**WHAT YOU WILL DO:**
Reproduce the listing word for word, leaving every picture behind.

**RAW DATA:**

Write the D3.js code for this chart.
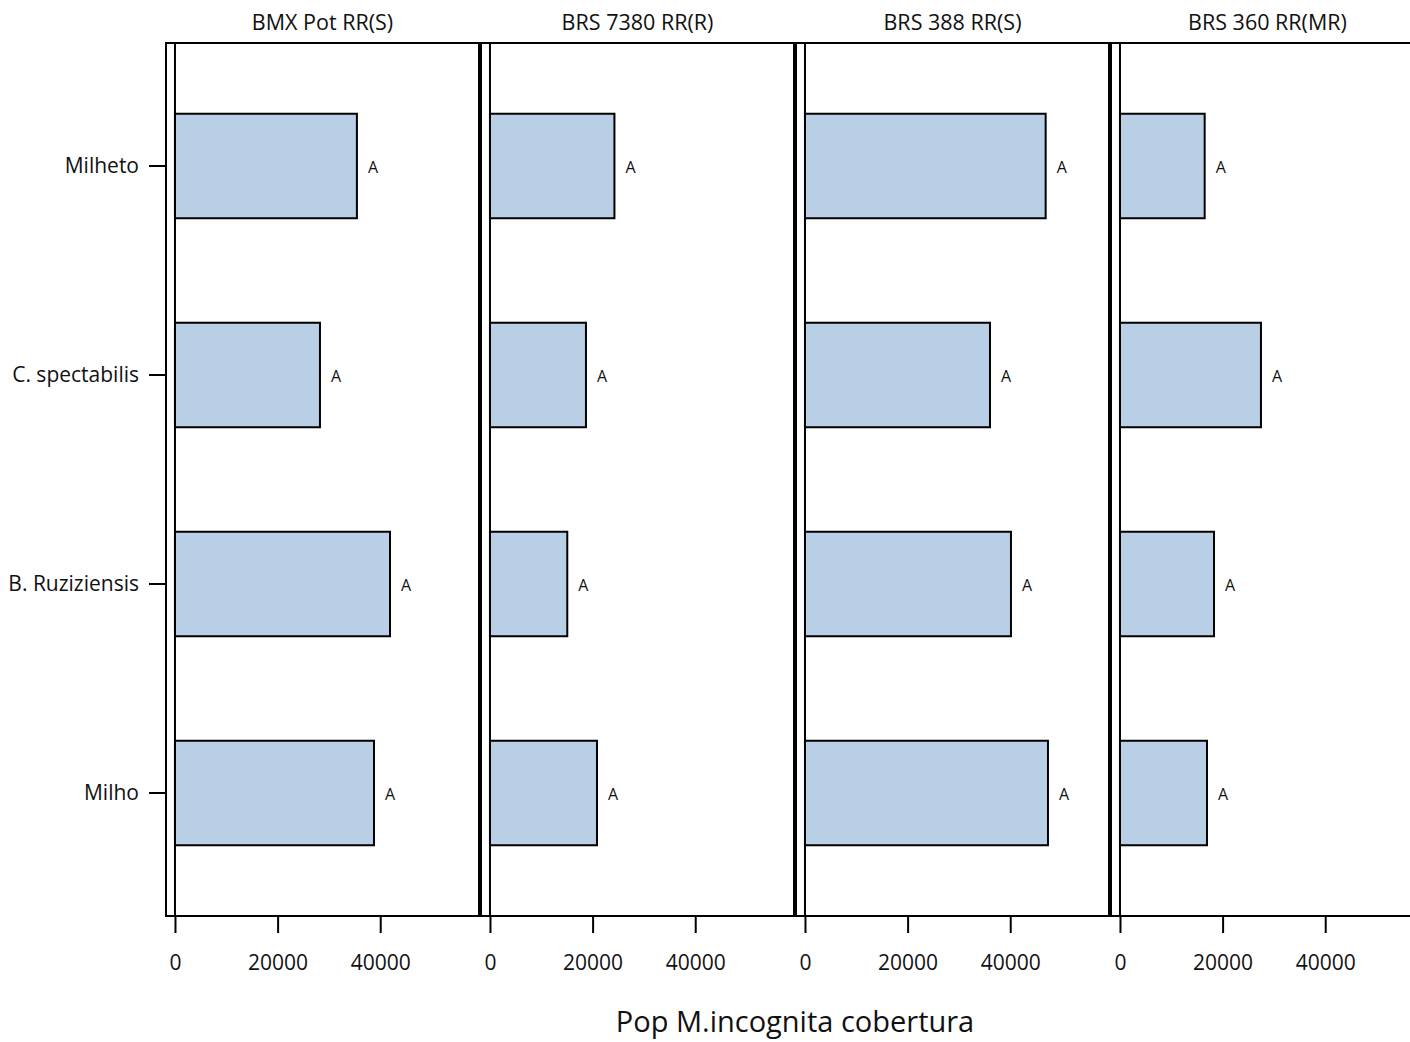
<!DOCTYPE html>
<html><head><meta charset="utf-8">
<script src="https://cdn.jsdelivr.net/npm/d3@7"></script>
<style>body{margin:0;background:#fff;}svg{display:block;font-family:"Open Sans",sans-serif;}</style>
</head><body>
<script>
const categories = ["Milheto", "C. spectabilis", "B. Ruziziensis", "Milho"];
const panels = ["BMX Pot RR(S)", "BRS 7380 RR(R)", "BRS 388 RR(S)", "BRS 360 RR(MR)"];
const valuesBMX = [35650, 28450, 42100, 38980];
const values7380 = [24450, 18900, 15260, 21050];
const values388 = [47100, 36250, 40340, 47550];
const values360 = [16700, 27670, 18520, 17150];
const letters = ["A", "A", "A", "A"];
const xTicks = [0, 20000, 40000];
const xTitle = "Pop M.incognita cobertura";

const seriesValues = [valuesBMX, values7380, values388, values360];
const W = 1410, H = 1042;
const plotTop = 43, plotBottom = 916, left0 = 166, panelW = 313, panelGap = 2;

const svg = d3.select("body").append("svg").attr("width", W).attr("height", H);

const y = d3.scaleBand().domain(categories).range([plotTop, plotBottom]).paddingInner(0.5).paddingOuter(0.3385);
const x = d3.scaleLinear().domain([-1750, 59250]).range([0, panelW]);

panels.forEach((title, i) => {
  const px = left0 + i * (panelW + panelGap);
  const g = svg.append("g").attr("transform", `translate(${px},0)`);
  g.selectAll("rect.bar").data(categories).join("rect")
    .attr("class", "bar")
    .attr("x", x(0))
    .attr("y", d => y(d))
    .attr("width", (d, j) => x(seriesValues[i][j]) - x(0) - 1)
    .attr("height", y.bandwidth())
    .attr("fill", "#B9CFE6")
    .attr("stroke", "#000")
    .attr("stroke-width", 2);
  g.selectAll("text.lab").data(categories).join("text")
    .attr("class", "lab")
    .attr("x", (d, j) => x(seriesValues[i][j]) + 10)
    .attr("y", d => y(d) + y.bandwidth() / 2 + 1)
    .attr("dy", "0.35em")
    .attr("font-size", 16)
    .attr("fill", "#111")
    .text((d, j) => letters[j]);
  g.append("line").attr("x1", x(0)).attr("x2", x(0)).attr("y1", plotTop).attr("y2", plotBottom)
    .attr("stroke", "#000").attr("stroke-width", 2);
  g.append("rect").attr("x", 0).attr("y", plotTop).attr("width", panelW).attr("height", plotBottom - plotTop)
    .attr("fill", "none").attr("stroke", "#000").attr("stroke-width", 2);
  const ax = g.append("g").attr("transform", `translate(0,${plotBottom})`)
    .call(d3.axisBottom(x).tickValues(xTicks).tickFormat(d3.format("d")).tickSize(17).tickPadding(22).tickSizeOuter(0));
  ax.select(".domain").remove();
  ax.selectAll(".tick line").attr("stroke", "#000").attr("stroke-width", 2);
  ax.selectAll(".tick text").attr("font-size", 21).attr("font-family", "Open Sans, sans-serif").attr("fill", "#111");
  svg.append("text").attr("x", px + panelW / 2).attr("y", 30).attr("text-anchor", "middle")
    .attr("font-size", 21.5).attr("fill", "#111").text(title);
});

const ay = svg.append("g").attr("transform", `translate(${left0 - 1},0)`)
  .call(d3.axisLeft(y).tickSize(16).tickPadding(10).tickSizeOuter(0));
ay.select(".domain").remove();
ay.selectAll(".tick line").attr("stroke", "#000").attr("stroke-width", 2);
ay.selectAll(".tick text").attr("font-size", 21).attr("font-family", "Open Sans, sans-serif").attr("fill", "#111");

svg.append("text").attr("x", left0 + (4 * panelW + 3 * panelGap) / 2).attr("y", 1032)
  .attr("text-anchor", "middle").attr("font-size", 29).attr("fill", "#111").text(xTitle);
</script>
</body></html>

**PROBLEM SOLUTION:**
Write the D3.js code for this chart.
<!DOCTYPE html>
<html><head><meta charset="utf-8">
<script src="https://cdn.jsdelivr.net/npm/d3@7"></script>
<style>body{margin:0;background:#fff;}svg{display:block;font-family:"Open Sans",sans-serif;}</style>
</head><body>
<script>
const categories = ["Milheto", "C. spectabilis", "B. Ruziziensis", "Milho"];
const panels = ["BMX Pot RR(S)", "BRS 7380 RR(R)", "BRS 388 RR(S)", "BRS 360 RR(MR)"];
const valuesBMX = [35650, 28450, 42100, 38980];
const values7380 = [24450, 18900, 15260, 21050];
const values388 = [47100, 36250, 40340, 47550];
const values360 = [16700, 27670, 18520, 17150];
const letters = ["A", "A", "A", "A"];
const xTicks = [0, 20000, 40000];
const xTitle = "Pop M.incognita cobertura";

const seriesValues = [valuesBMX, values7380, values388, values360];
const W = 1410, H = 1042;
const plotTop = 43, plotBottom = 916, left0 = 166, panelW = 313, panelGap = 2;

const svg = d3.select("body").append("svg").attr("width", W).attr("height", H);

const y = d3.scaleBand().domain(categories).range([plotTop, plotBottom]).paddingInner(0.5).paddingOuter(0.3385);
const x = d3.scaleLinear().domain([-1750, 59250]).range([0, panelW]);

panels.forEach((title, i) => {
  const px = left0 + i * (panelW + panelGap);
  const g = svg.append("g").attr("transform", `translate(${px},0)`);
  g.selectAll("rect.bar").data(categories).join("rect")
    .attr("class", "bar")
    .attr("x", x(0))
    .attr("y", d => y(d))
    .attr("width", (d, j) => x(seriesValues[i][j]) - x(0) - 1)
    .attr("height", y.bandwidth())
    .attr("fill", "#B9CFE6")
    .attr("stroke", "#000")
    .attr("stroke-width", 2);
  g.selectAll("text.lab").data(categories).join("text")
    .attr("class", "lab")
    .attr("x", (d, j) => x(seriesValues[i][j]) + 10)
    .attr("y", d => y(d) + y.bandwidth() / 2 + 1)
    .attr("dy", "0.35em")
    .attr("font-size", 16)
    .attr("fill", "#111")
    .text((d, j) => letters[j]);
  g.append("line").attr("x1", x(0)).attr("x2", x(0)).attr("y1", plotTop).attr("y2", plotBottom)
    .attr("stroke", "#000").attr("stroke-width", 2);
  g.append("rect").attr("x", 0).attr("y", plotTop).attr("width", panelW).attr("height", plotBottom - plotTop)
    .attr("fill", "none").attr("stroke", "#000").attr("stroke-width", 2);
  const ax = g.append("g").attr("transform", `translate(0,${plotBottom})`)
    .call(d3.axisBottom(x).tickValues(xTicks).tickFormat(d3.format("d")).tickSize(17).tickPadding(22).tickSizeOuter(0));
  ax.select(".domain").remove();
  ax.selectAll(".tick line").attr("stroke", "#000").attr("stroke-width", 2);
  ax.selectAll(".tick text").attr("font-size", 21).attr("font-family", "Open Sans, sans-serif").attr("fill", "#111");
  svg.append("text").attr("x", px + panelW / 2).attr("y", 30).attr("text-anchor", "middle")
    .attr("font-size", 21.5).attr("fill", "#111").text(title);
});

const ay = svg.append("g").attr("transform", `translate(${left0 - 1},0)`)
  .call(d3.axisLeft(y).tickSize(16).tickPadding(10).tickSizeOuter(0));
ay.select(".domain").remove();
ay.selectAll(".tick line").attr("stroke", "#000").attr("stroke-width", 2);
ay.selectAll(".tick text").attr("font-size", 21).attr("font-family", "Open Sans, sans-serif").attr("fill", "#111");

svg.append("text").attr("x", left0 + (4 * panelW + 3 * panelGap) / 2).attr("y", 1032)
  .attr("text-anchor", "middle").attr("font-size", 29).attr("fill", "#111").text(xTitle);
</script>
</body></html>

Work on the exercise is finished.